|Author(s)||Anne T. Vo|
|Title||Teaching through Discussion: A Mixed Qualitative Methods Study of Educator Facilitation Practices in a Small Group Learning Context Using Ethnographic and Conversation Analytic Approaches|
|Editor(s)||Rodney Hopson, William Rodick, Akashi Kaul|
|Tag(s)||EMCA, Education, Higher education, Ethnography, Small group, Mixed methods, Facilitation, Teaching|
|Book title||New Directions in Educational Ethnography|
If institutions of higher education are to remain at the forefront of the knowledge-generating enterprise, the nature of graduate-level teaching must be critically examined. Exploring the manner in which discussion is facilitated in a seminar-like context offers one avenue for attaining this understanding.

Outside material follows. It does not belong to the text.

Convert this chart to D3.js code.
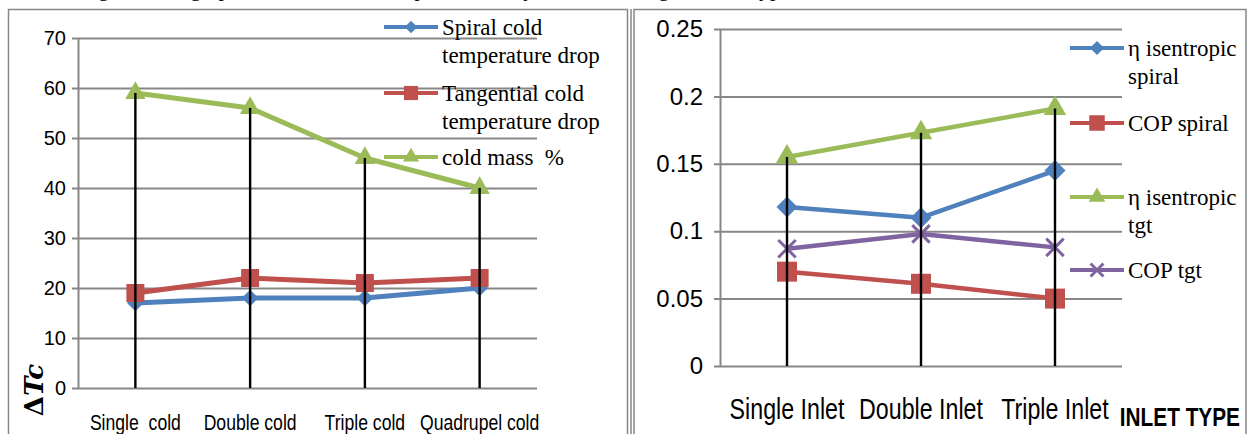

This study aims to shed light on the prevalence, purpose, and form of discussion facilitation practices that were observed in a small group setting within a social science academic program at a large Southern California university. An exploratory, embedded case study was conducted over approximately 24 weeks using ethnographic and conversation analytic methods. Data sources consisted of ethnographic field notes, audio recordings of meetings, transcripts from those recordings, and artifacts, including literature used during each session. Results suggest that facilitating small group discussions requires balancing focus on the selected text and participant engagement, a diverse set of facilitation practices, and use of different strategies (or micro-avenues) to arrive at the same end. Study findings emphasize the importance of intersubjectivity and form versus function of speech in an educational environment. What is said and how it is said both have great implications for shared learning and understanding. Adaptability of mixed qualitative methods in this study demonstrates the potential of ethnography and conversation analysis as complementary approaches for understanding the functional nature of talk and interaction. Thus, the criteria for rigorous qualitative research, the view that ethnography and conversation analysis do not mix, and the under-valuing of critical multiplism in research need to be re-examined.